Das ist die Macht der Entscheidung, von der im Kurs die Rede ist. Es ist die größte Macht, über die wir als Bewohner dieser Welt verfügen. Ehrlichkeit bedeutet, die eigene Sichtweise und Reaktion als Projektion und damit als eigene Verantwortung zu begreifen; das ist der zugleich so schwere und leichte Weg aus der Gespaltenheit. Schauen und still sein ist die konstruktive Haltung, um den Ort im Innern zu finden, an dem die Magie des Ego keine Bedeutung hat und wir keine Abwehr brauchen. Im Kurs heißt es: »Wie überwindet man Illusionen? Sicher nicht mit Gewalt oder Ärger oder indem man sich ihnen auf irgendeine Weise widersetzt. Einfach dadurch, dass du die Vernunft dir sagen lässt, dass sie der Wirklichkeit widersprechen« (T-22.V.1:1-3).

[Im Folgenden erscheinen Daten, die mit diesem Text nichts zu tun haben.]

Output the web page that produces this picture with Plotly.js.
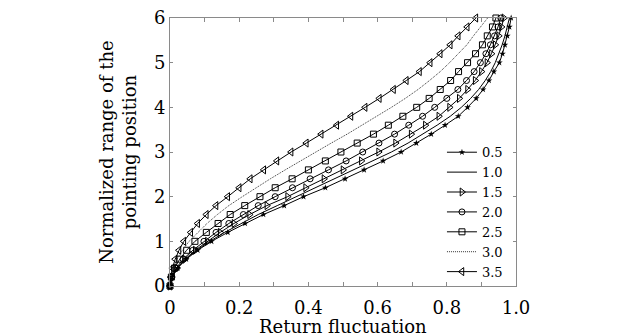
<!DOCTYPE html>
<html>
<head>
<meta charset="utf-8">
<script src="https://cdn.plot.ly/plotly-3.0.1.min.js"></script>
<style>html,body{margin:0;padding:0;background:#fff;}#chart{width:618px;height:336px;}</style>
</head>
<body>
<div id="chart"></div>
<script>
// Normalized range of the pointing position (shared y grid)
const yRange = [0,0.2,0.4,0.6,0.8,1.0,1.2,1.4,1.6,1.8,2.0,2.2,2.4,2.6,2.8,3.0,3.2,3.4,3.6,3.8,4.0,4.2,4.4,4.6,4.8,5.0,5.2,5.4,5.6,5.8,6.0];
// Return fluctuation for each parameter value
const x05 = [0,0.006,0.022,0.047,0.08,0.12,0.167,0.217,0.27,0.33,0.386,0.449,0.506,0.561,0.616,0.668,0.712,0.755,0.795,0.833,0.86,0.885,0.905,0.922,0.936,0.952,0.961,0.968,0.975,0.981,0.986];
const x10 = [0,0.006,0.021,0.045,0.077,0.115,0.158,0.205,0.255,0.31,0.365,0.423,0.48,0.535,0.59,0.64,0.688,0.732,0.772,0.81,0.842,0.869,0.892,0.911,0.927,0.94,0.951,0.96,0.968,0.975,0.981];
const x15 = [0,0.005,0.02,0.043,0.073,0.108,0.145,0.185,0.23,0.28,0.34,0.392,0.445,0.5,0.553,0.603,0.652,0.697,0.738,0.777,0.808,0.836,0.86,0.882,0.9,0.916,0.929,0.94,0.95,0.958,0.965];
const x20 = [0,0.005,0.018,0.038,0.066,0.098,0.133,0.17,0.212,0.255,0.304,0.354,0.405,0.458,0.509,0.557,0.604,0.649,0.69,0.73,0.765,0.8,0.832,0.857,0.879,0.897,0.913,0.926,0.938,0.948,0.956];
const x25 = [0,0.004,0.013,0.028,0.048,0.072,0.105,0.139,0.174,0.216,0.26,0.304,0.353,0.4,0.449,0.494,0.541,0.588,0.631,0.673,0.713,0.749,0.781,0.811,0.834,0.86,0.883,0.903,0.917,0.932,0.942];
const x30 = [0,0.003,0.01,0.02,0.036,0.055,0.081,0.107,0.137,0.17,0.209,0.248,0.29,0.333,0.376,0.42,0.466,0.512,0.556,0.598,0.64,0.68,0.717,0.75,0.781,0.808,0.834,0.858,0.877,0.898,0.918];
const x35 = [0,0.002,0.007,0.015,0.026,0.04,0.06,0.08,0.105,0.133,0.167,0.2,0.232,0.271,0.309,0.35,0.394,0.437,0.482,0.523,0.564,0.605,0.646,0.683,0.721,0.752,0.781,0.81,0.833,0.859,0.884];
const seriesNames = ['0.5','1.0','1.5','2.0','2.5','3.0','3.5'];
const xTickVals = [0,0.2,0.4,0.6,0.8,1.0];
const xTickText = ['0','0.2','0.4','0.6','0.8','1.0'];
const yTickVals = [0,1,2,3,4,5,6];
const xTitle = 'Return fluctuation';
const yTitle = 'Normalized range of the<br>pointing position';

const serif = 'DejaVu Serif, Liberation Serif, serif';
const black = '#000';
const xs = [x05,x10,x15,x20,x25,x30,x35];
const styles = [
  {mode:'lines+markers', marker:{symbol:'star', size:5, color:black}, line:{color:black,width:1}},
  {mode:'lines', line:{color:black,width:1}},
  {mode:'lines+markers', marker:{symbol:'triangle-right-open', size:7, color:black, line:{width:1}}, line:{color:black,width:1}},
  {mode:'lines+markers', marker:{symbol:'circle-open', size:6, color:black, line:{width:1}}, line:{color:black,width:1}},
  {mode:'lines+markers', marker:{symbol:'square-open', size:6, color:black, line:{width:1}}, line:{color:black,width:1}},
  {mode:'lines', line:{color:'#333',width:1,dash:'1px,1px'}},
  {mode:'lines+markers', marker:{symbol:'triangle-left-open', size:7, color:black, line:{width:1}}, line:{color:black,width:1}}
];
const data = seriesNames.map((n,i)=>Object.assign({
  type:'scatter', x:xs[i], y:yRange, name:n, cliponaxis:false
}, styles[i]));

const axisCommon = {
  showgrid:false, zeroline:false, showline:true, linecolor:'#8a8a8a', linewidth:1,
  mirror:'ticks', ticks:'inside', tickcolor:'#8a8a8a', tickwidth:1,
  tickfont:{family:serif, size:18, color:black}
};
const layout = {
  width:618, height:336,
  margin:{l:169.5, r:102, t:18, b:50},
  paper_bgcolor:'#fff', plot_bgcolor:'#fff',
  font:{family:serif, color:black},
  showlegend:true,
  legend:{x:0.786, xanchor:'left', y:0.555, yanchor:'top', bgcolor:'rgba(0,0,0,0)',
          font:{family:serif, size:13, color:black}, borderwidth:0},
  xaxis:Object.assign({}, axisCommon, {
    range:[0,1], tickmode:'array', tickvals:xTickVals, ticktext:xTickText, ticklen:4,
    ticklabelstandoff:5,
    minor:{dtick:0.1, ticks:'inside', ticklen:4, tickcolor:'#8a8a8a'}
  }),
  yaxis:Object.assign({}, axisCommon, {
    range:[0,6], tickmode:'array', tickvals:yTickVals, ticklen:3,
    title:{text:yTitle, font:{family:serif, size:18, color:black}, standoff:12}
  }),
  annotations:[{
    text:xTitle, xref:'paper', yref:'paper', x:0.5, y:-0.152, xanchor:'center', yanchor:'middle',
    showarrow:false, font:{family:serif, size:18, color:black}
  }]
};
Plotly.newPlot('chart', data, layout, {staticPlot:true, displayModeBar:false});
</script>
</body>
</html>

Sich selbst (und damit auch andere) als spirituelles Kind zu sehen, das mit der Unwissenheit und Verwirrung der Angst kämpft und durch die vielen Stadien des Reifeprozesses und der damit verbundenen Schwierigkeiten geht, wirft ein versöhnliches Licht auf alle Konflikte und Irrtümer. Im Kurs steht der liebevolle Satz: »Auf welch freundlichere Weise könntest du Kinder wecken als durch eine sanfte Stimme, die sie nicht erschreckt, sondern nur daran erinnert, dass die Nacht vergangen und das Licht gekommen ist? Du sagst ihnen nicht, dass die Alpträume, die sie so furchtbar ängstigten, nicht wirklich sind, denn Kinder glauben an Magie. Du versicherst ihnen einfach, dass sie jetzt sicher sind« (T-6.V.2:1-3).